What is being asked: Leave out the pictures, and retype only the lines from the beginning of the material through the line that contains "markeredgewidth=1.5, label=g)", including both.
--------
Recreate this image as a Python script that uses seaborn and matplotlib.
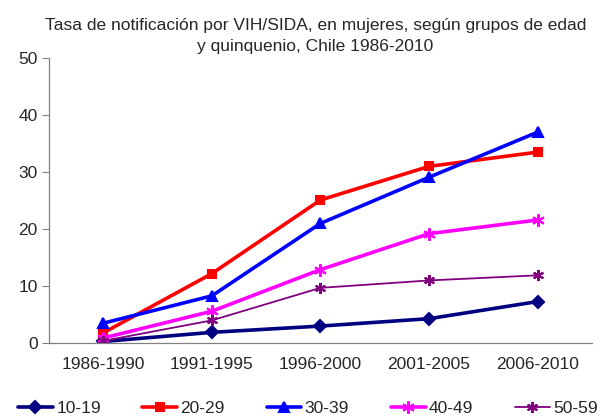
import seaborn as sns
import matplotlib.pyplot as plt
import pandas as pd
from matplotlib.ticker import FixedLocator

periodos = ['1986-1990', '1991-1995', '1996-2000', '2001-2005', '2006-2010']
grupos = ['10-19', '20-29', '30-39', '40-49', '50-59']
tasa_10_19 = [0.3, 1.9, 3.0, 4.3, 7.3]
tasa_20_29 = [1.8, 12.2, 25.1, 31.0, 33.5]
tasa_30_39 = [3.5, 8.3, 21.0, 29.1, 37.0]
tasa_40_49 = [0.9, 5.6, 12.9, 19.2, 21.6]
tasa_50_59 = [0.4, 4.0, 9.7, 11.0, 11.9]

series = [tasa_10_19, tasa_20_29, tasa_30_39, tasa_40_49, tasa_50_59]
colores = ['#000080', '#FF0000', '#0000FF', '#FF00FF', '#800080']
marcas = ['D', 's', '^', (6, 2, 0), (6, 2, 0)]
grosor = [2.6, 2.6, 2.6, 2.6, 1.3]
tam_marca = [6, 6, 7, 9, 8]

sns.set_style('white')
plt.rcParams['font.family'] = ['Liberation Sans', 'DejaVu Sans']
FS = 12.5

fig, ax = plt.subplots(figsize=(6.11, 4.17), dpi=100)
fig.subplots_adjust(left=0.080, right=0.969, top=0.861, bottom=0.177)

for g, vals, c, m, lw, ms in zip(grupos, series, colores, marcas, grosor, tam_marca):
    df = pd.DataFrame({'periodo': periodos, 'tasa': vals})
    sns.lineplot(data=df, x='periodo', y='tasa', ax=ax, color=c, marker=m,
                 linewidth=lw, markersize=ms, markeredgecolor=c,
                 markeredgewidth=1.5, label=g)

ax.set_xlim(-0.5, 4.5)
ax.set_ylim(0, 50)
ax.set_yticks(range(0, 51, 10))
ax.set_xlabel('')
ax.set_ylabel('')
ax.xaxis.set_minor_locator(FixedLocator([-0.5, 0.5, 1.5, 2.5, 3.5, 4.5]))
ax.tick_params(axis='x', which='major', length=0, labelsize=FS, pad=10)
ax.tick_params(axis='x', which='minor', length=5, width=0.8, color='#808080', direction='out')
ax.tick_params(axis='y', length=5, width=0.8, color='#808080', direction='out', labelsize=FS, left=True, pad=3)
for s in ['top', 'right']:
    ax.spines[s].set_visible(False)
for s in ['left', 'bottom']:
    ax.spines[s].set_color('#808080')
    ax.spines[s].set_linewidth(0.9)

fig.text(0.516, 0.958, 'Tasa de notificación por VIH/SIDA, en mujeres, según grupos de edad\ny quinquenio, Chile 1986-2010',
         fontsize=FS, ha='center', va='top', linespacing=1.5)

ax.legend(loc='center', bbox_to_anchor=(0.504, 0.02), bbox_transform=fig.transFigure,
          ncol=5, frameon=False, fontsize=FS, handlelength=2.0, columnspacing=2.4,
          handletextpad=0.2, borderaxespad=0)

fig.savefig('out.png', dpi=100)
--------
Solution to the problem:
Recreate this image as a Python script that uses seaborn and matplotlib.
import seaborn as sns
import matplotlib.pyplot as plt
import pandas as pd
from matplotlib.ticker import FixedLocator

periodos = ['1986-1990', '1991-1995', '1996-2000', '2001-2005', '2006-2010']
grupos = ['10-19', '20-29', '30-39', '40-49', '50-59']
tasa_10_19 = [0.3, 1.9, 3.0, 4.3, 7.3]
tasa_20_29 = [1.8, 12.2, 25.1, 31.0, 33.5]
tasa_30_39 = [3.5, 8.3, 21.0, 29.1, 37.0]
tasa_40_49 = [0.9, 5.6, 12.9, 19.2, 21.6]
tasa_50_59 = [0.4, 4.0, 9.7, 11.0, 11.9]

series = [tasa_10_19, tasa_20_29, tasa_30_39, tasa_40_49, tasa_50_59]
colores = ['#000080', '#FF0000', '#0000FF', '#FF00FF', '#800080']
marcas = ['D', 's', '^', (6, 2, 0), (6, 2, 0)]
grosor = [2.6, 2.6, 2.6, 2.6, 1.3]
tam_marca = [6, 6, 7, 9, 8]

sns.set_style('white')
plt.rcParams['font.family'] = ['Liberation Sans', 'DejaVu Sans']
FS = 12.5

fig, ax = plt.subplots(figsize=(6.11, 4.17), dpi=100)
fig.subplots_adjust(left=0.080, right=0.969, top=0.861, bottom=0.177)

for g, vals, c, m, lw, ms in zip(grupos, series, colores, marcas, grosor, tam_marca):
    df = pd.DataFrame({'periodo': periodos, 'tasa': vals})
    sns.lineplot(data=df, x='periodo', y='tasa', ax=ax, color=c, marker=m,
                 linewidth=lw, markersize=ms, markeredgecolor=c,
                 markeredgewidth=1.5, label=g)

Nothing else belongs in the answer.